Companies are increasingly relying on cloud-based infrastructure, especially as more of their employees are working remotely — and may continue to do so. Public, private and hybrid clouds allow access to data and other assets, no matter where an employee is located — but they also create opportunities for cyberattackers to exploit.
In recent months, we have observed increasingly sophisticated operations in which financially motivated adversaries are using cloud application programming interface (API) keys to harvest information assets for ransom or sale. They are also often seeking other keys and passwords to facilitate further access, enabling them to repeat the cycle. With many organizations moving their resources to the cloud and attackers looking to exploit any weaknesses, cloud security must be a top priority.
New Attack Surfaces
Internet-as-a-service (IaaS) API key theft has opened a vast new attack surface, giving adversaries easy access to critical controls and data assets when appropriate protection is not in place. Many recent cases have involved static credentials that were not protected by multi-factor authentication (MFA), IP address-based restrictions or automatic rotation. Previously, when threat actors harvested API keys from public source code repositories, it was typically a crime of opportunity. Now, it’s become targeted, and there are many cases in which attackers actively sought cloud IaaS API keys in client and third-party infrastructure. In virtually all cases, these long-lived API keys were an unnecessary liability as they could have been replaced with ephemeral credentials issued through the underlying cloud infrastructure.
Detection Time Is Key
In addition, detection times can range from hours to months, and in many cases, data exfiltration has occurred before detection. Host-level compromise in the cloud continues, and many cases involve “shadow IT” cloud deployments — deployments that receive limited security oversight and investment. The Services team has observed gaps in endpoint (instance/VM) detection capabilities, misconfigured logging, misconfigured firewall rules, and lack of system and application vulnerability management.
In some cases, security staff were already stretched thin in their efforts to secure on-premises resources, or they lacked familiarity and experience with cloud environments. In others, serious incidents affected infrastructure that was already slated to be decommissioned prior to compromise. The Services team considers these trends a contributing factor in compromises resulting from both nation-state and financially motivated operations.
We continue to recommend the following practices to help organizations prevent breaches of their cloud infrastructure:
Avoid using static API keys anywhere. Static keys pose a significant risk because they allow enduring access to large amounts of often-sensitive data. Instead, use ephemeral credentials for automated cloud activity and enforce the usage of these credentials only from authorized IP address space. Also, require MFA for all user-originated cloud activity.

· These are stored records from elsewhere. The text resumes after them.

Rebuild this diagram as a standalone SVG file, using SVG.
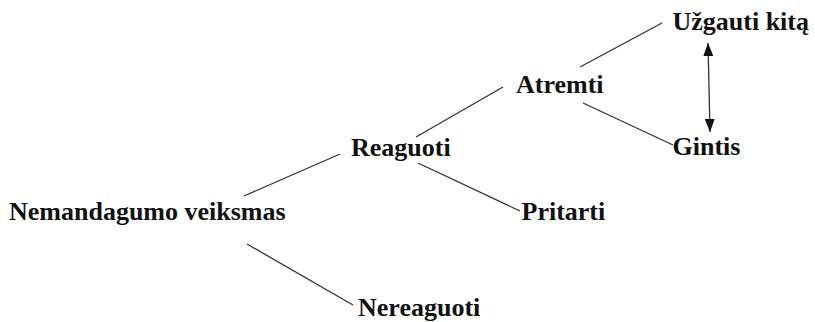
<svg xmlns="http://www.w3.org/2000/svg" width="815" height="322" viewBox="0 0 815 322">
<style>
text{font-family:"Liberation Serif","Times New Roman",serif;font-weight:bold;font-size:26px;fill:#111}
.ln{stroke:#333;stroke-width:1.3;fill:none}
</style>
<defs>
<marker id="ah" viewBox="0 0 13 10" refX="13" refY="5" markerWidth="13" markerHeight="10" markerUnits="userSpaceOnUse" orient="auto-start-reverse">
<path d="M0,0 L13,5 L0,10 z" fill="#111"/>
</marker>
</defs>
<rect width="815" height="322" fill="#fff"/>
<g id="connectors">
<line class="ln" x1="244" y1="196" x2="340" y2="154"/>
<line class="ln" x1="247" y1="244" x2="353" y2="305"/>
<line class="ln" x1="418" y1="163" x2="520" y2="211"/>
<line class="ln" x1="416" y1="137" x2="503" y2="87"/>
<line class="ln" x1="580" y1="67" x2="662" y2="23"/>
<line class="ln" x1="583" y1="103" x2="673" y2="145"/>
<line class="ln" x1="708" y1="43" x2="710" y2="132" marker-start="url(#ah)" marker-end="url(#ah)"/>
</g>
<g id="n-nemandagumo"><text x="9" y="219.5">Nemandagumo veiksmas</text></g>
<g id="n-reaguoti"><text x="351" y="156">Reaguoti</text></g>
<g id="n-nereaguoti"><text x="358" y="316">Nereaguoti</text></g>
<g id="n-atremti"><text x="516" y="92.5">Atremti</text></g>
<g id="n-pritarti"><text x="521.5" y="220">Pritarti</text></g>
<g id="n-uzgauti"><text x="672.5" y="29.5">Užgauti kitą</text></g>
<g id="n-gintis"><text x="672.5" y="155">Gintis</text></g>
</svg>
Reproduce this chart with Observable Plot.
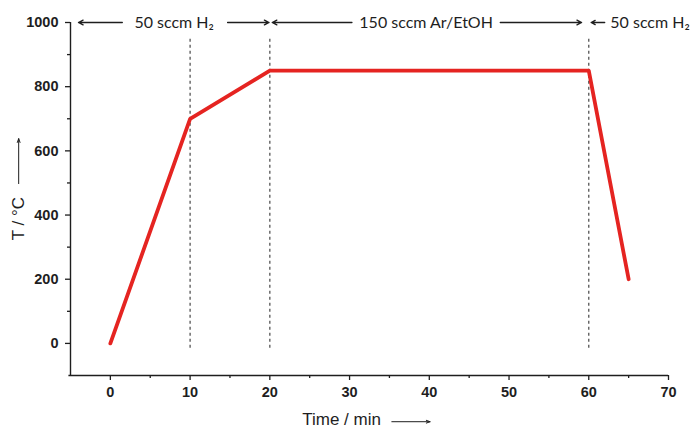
<!DOCTYPE html>
<html>
<head>
<meta charset="utf-8">
<script src="https://cdn.jsdelivr.net/npm/d3@7"></script>
<script src="https://cdn.jsdelivr.net/npm/@observablehq/plot@0.6"></script>
<style>
  body { margin: 0; background: #fff; }
  #chart svg { overflow: visible; }
</style>
</head>
<body>
<div id="chart"></div>
<script>
// Temperature profile
const time = [0, 10, 20, 60, 65];
const temp = [0, 700, 850, 850, 200];

// Phase boundaries (dashed)
const boundaries = [10, 20, 60];
const boundaryLow = -15;
const boundaryHigh = 950;

// Ticks
const xTicks = [0, 10, 20, 30, 40, 50, 60, 70];
const xMinor = [5, 15, 25, 35, 45, 55, 65];
const yTicks = [0, 200, 400, 600, 800, 1000];
const yMinor = [100, 300, 500, 700, 900];

// Gas-flow annotations
const phaseLabels = ["50 sccm H\u2082", "150 sccm Ar/EtOH", "50 sccm H\u2082"];
const phaseLabelX = [8, 39.6, 62.7];
const phaseAnchor = ["middle", "middle", "start"];
const arrowFrom = [1.5, 14.7, 30.3, 48.9, 62.0];
const arrowTo = [-4.0, 19.9, 20.3, 59.1, 60.3];
const annotY = 1000;

const points = time.map((t, i) => ({t, T: temp[i]}));
const labels = phaseLabels.map((s, i) => ({s, x: phaseLabelX[i], a: phaseAnchor[i]}));
const arrows = arrowFrom.map((x1, i) => ({x1, x2: arrowTo[i]}));

const red = "#e52421";
const ink = "#1e1e1e";
const annFont = "Lato, 'Open Sans', sans-serif";

const plot = Plot.plot({
  width: 690,
  height: 428,
  marginLeft: 70,
  marginRight: 22,
  marginTop: 22,
  marginBottom: 53,
  style: {fontFamily: "'Liberation Sans', Arial, sans-serif", background: "#fff", color: ink},
  x: {domain: [-5, 70]},
  y: {domain: [-100, 1000]},
  marks: [
    // axes frame
    Plot.ruleX([-5], {y1: -100, y2: 1000, stroke: ink, strokeWidth: 1.4}),
    Plot.ruleY([-100], {x1: -5.2, x2: 70, stroke: ink, strokeWidth: 1.4}),
    Plot.axisY({ticks: yTicks, tickFormat: d3.format("d"), tickSize: 5, tickPadding: 7, label: null, fontSize: 14.5, fontWeight: "bold", stroke: ink, strokeWidth: 1.3}),
    Plot.axisY({ticks: yMinor, tickSize: 3, label: null, text: null, stroke: ink, strokeWidth: 1.3}),
    Plot.axisX({ticks: xTicks, tickFormat: d3.format("d"), tickSize: 5, tickPadding: 6, label: null, fontSize: 14.5, fontWeight: "bold", stroke: ink, strokeWidth: 1.3}),
    Plot.axisX({ticks: xMinor, tickSize: 3, label: null, text: null, stroke: ink, strokeWidth: 1.3}),
    // dashed boundaries
    Plot.ruleX(boundaries, {y1: boundaryLow, y2: boundaryHigh, stroke: "#555", strokeWidth: 1.3, strokeDasharray: "3,3"}),
    // profile
    Plot.line(points, {x: "t", y: "T", stroke: red, strokeWidth: 3.8, strokeLinejoin: "round"}),
    // annotations
    Plot.arrow(arrows, {x1: "x1", x2: "x2", y1: annotY, y2: annotY, stroke: ink, strokeWidth: 1.3, headLength: 6, headAngle: 55}),
    Plot.text(labels, {x: "x", y: annotY, text: "s", textAnchor: "start", filter: d => d.a === "start", fontSize: 16, fontFamily: annFont, fill: ink}),
    Plot.text(labels, {x: "x", y: annotY, text: "s", filter: d => d.a === "middle", fontSize: 16, fontFamily: annFont, fill: ink}),
    // axis titles
    Plot.text(["T / \u00b0C"], {x: -11.5, y: 389, rotate: -90, fontSize: 17, fill: ink}),
    Plot.arrow([0], {x1: -11.5, x2: -11.5, y1: 498, y2: 638, stroke: ink, strokeWidth: 1, headLength: 6, headAngle: 40}),
    Plot.text(["Time / min"], {x: 24.06, y: -238, textAnchor: "start", fontSize: 17, fill: ink}),
    Plot.arrow([0], {x1: 35.3, x2: 40.1, y1: -244, y2: -244, stroke: ink, strokeWidth: 1, headLength: 6, headAngle: 40})
  ]
});
document.getElementById("chart").appendChild(plot);
</script>
</body>
</html>
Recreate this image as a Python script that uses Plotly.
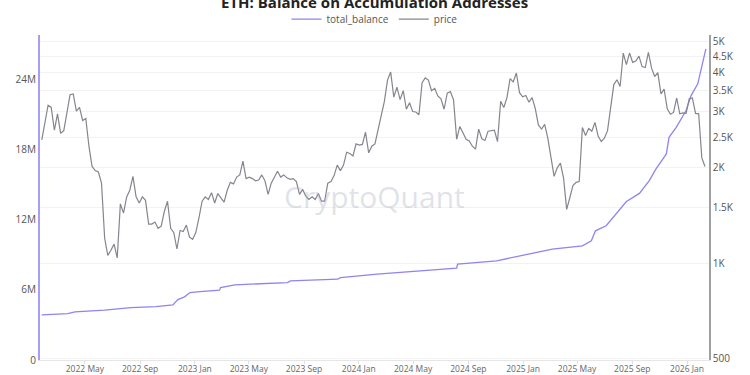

Proactively manage cloud accounts and permissions. Begin this process by conducting an account inventory to ensure every resource has an identified owner/responsible party. Next, use a cloud account factory model to ensure new cloud accounts comply with security expectations from the start. You should also review permissions in legacy or to-be-decommissioned cloud accounts for excessive public access to hosts and storage services. Finally, find cloud accounts/subscriptions that are not being monitored by looking for references to unrecognized cloud accounts. This can be achieved by collaborating with the finance department to find unrecognized cloud subscriptions.
Enable logging and alerting. Enable detailed logging, including API and data object access logging, to the maximum extent affordable. Also, invest in and tune automated alerting to rapidly identify incidents and revert improper configuration changes.
Regularly review firewall rules on the cloud. Use automated and manual firewall ruleset reviews to avoid global-permit rules in both inbound and outbound contexts.